- **Task goal**
Only the lines from the start of the data to the line containing "edgecolor='#D9D9D9', linewidth=1.2))", both included, should be output, exactly and without pictures.
** Start of Raw data **
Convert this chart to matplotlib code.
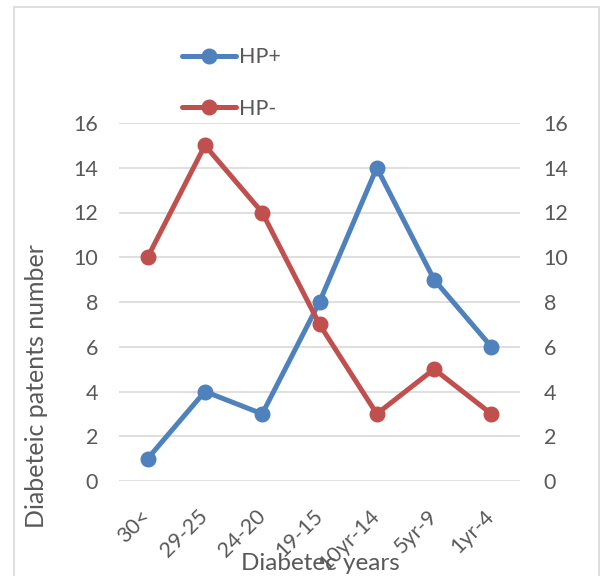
import matplotlib.pyplot as plt
from matplotlib.patches import Rectangle

categories = ['30<', '29-25', '24-20', '19-15', '10yr-14', '5yr-9', '1yr-4']
hp_pos = [1, 4, 3, 8, 14, 9, 6]
hp_neg = [10, 15, 12, 7, 3, 5, 3]
y_ticks = [0, 2, 4, 6, 8, 10, 12, 14, 16]

plt.rcParams['font.family'] = ['Lato', 'DejaVu Sans']
txt = '#595959'
blue = '#4F81BD'
red = '#C0504D'

fig = plt.figure(figsize=(6, 5.76), dpi=100)
# outer chart border, like the excel chart frame
fig.patches.append(Rectangle((14 / 600, -0.05), 585 / 600, 1.05 - 6.5 / 576,
                             transform=fig.transFigure, fill=False,
                             edgecolor='#D9D9D9', linewidth=1.2))

ax = fig.add_axes([119 / 600, 1 - 481 / 576, 401 / 600, 358 / 576])
x = range(len(categories))
ax.plot(x, hp_pos, color=blue, lw=3.6, marker='o', ms=10.5, label='HP+', solid_capstyle='round')
ax.plot(x, hp_neg, color=red, lw=3.6, marker='o', ms=10.5, label='HP-', solid_capstyle='round')

ax.set_xlim(-0.5, len(categories) - 0.5)
ax.set_ylim(0, 16)
ax.set_yticks(y_ticks)
ax.grid(axis='y', color='#D9D9D9', lw=1.2)
ax.set_axisbelow(True)
for s in ax.spines.values():
    s.set_visible(False)
ax.tick_params(length=0, colors=txt, labelsize=15.5)
ax.tick_params(axis='y', pad=15)
ax.set_xticks(list(x))
ax.set_xticklabels(categories, rotation=45, ha='right', va='center',
                   rotation_mode='anchor')
ax.tick_params(axis='x', pad=23)

ax2 = ax.twinx()
ax2.set_ylim(0, 16)
ax2.set_yticks(y_ticks)
for s in ax2.spines.values():
    s.set_visible(False)
ax2.tick_params(length=0, colors=txt, labelsize=15.5, pad=17)

fig.text(37 / 600, 1 - 386 / 576, 'Diabeteic patents number', rotation=90,
         ha='center', va='center', color=txt, fontsize=18)
fig.text(320 / 600, 1 - 564 / 576, 'Diabetec years', ha='center', va='center',
         color=txt, fontsize=17.5)

leg = fig.legend(loc='upper left', bbox_to_anchor=(163 / 600, 1 - 28 / 576),
                 frameon=False, fontsize=15.5, labelcolor=txt, handlelength=2.5,
                 handletextpad=0.15, labelspacing=1.45)

fig.savefig('out.png', dpi=100)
** End of Raw data **
- **Output**
Convert this chart to matplotlib code.
import matplotlib.pyplot as plt
from matplotlib.patches import Rectangle

categories = ['30<', '29-25', '24-20', '19-15', '10yr-14', '5yr-9', '1yr-4']
hp_pos = [1, 4, 3, 8, 14, 9, 6]
hp_neg = [10, 15, 12, 7, 3, 5, 3]
y_ticks = [0, 2, 4, 6, 8, 10, 12, 14, 16]

plt.rcParams['font.family'] = ['Lato', 'DejaVu Sans']
txt = '#595959'
blue = '#4F81BD'
red = '#C0504D'

fig = plt.figure(figsize=(6, 5.76), dpi=100)
# outer chart border, like the excel chart frame
fig.patches.append(Rectangle((14 / 600, -0.05), 585 / 600, 1.05 - 6.5 / 576,
                             transform=fig.transFigure, fill=False,
                             edgecolor='#D9D9D9', linewidth=1.2))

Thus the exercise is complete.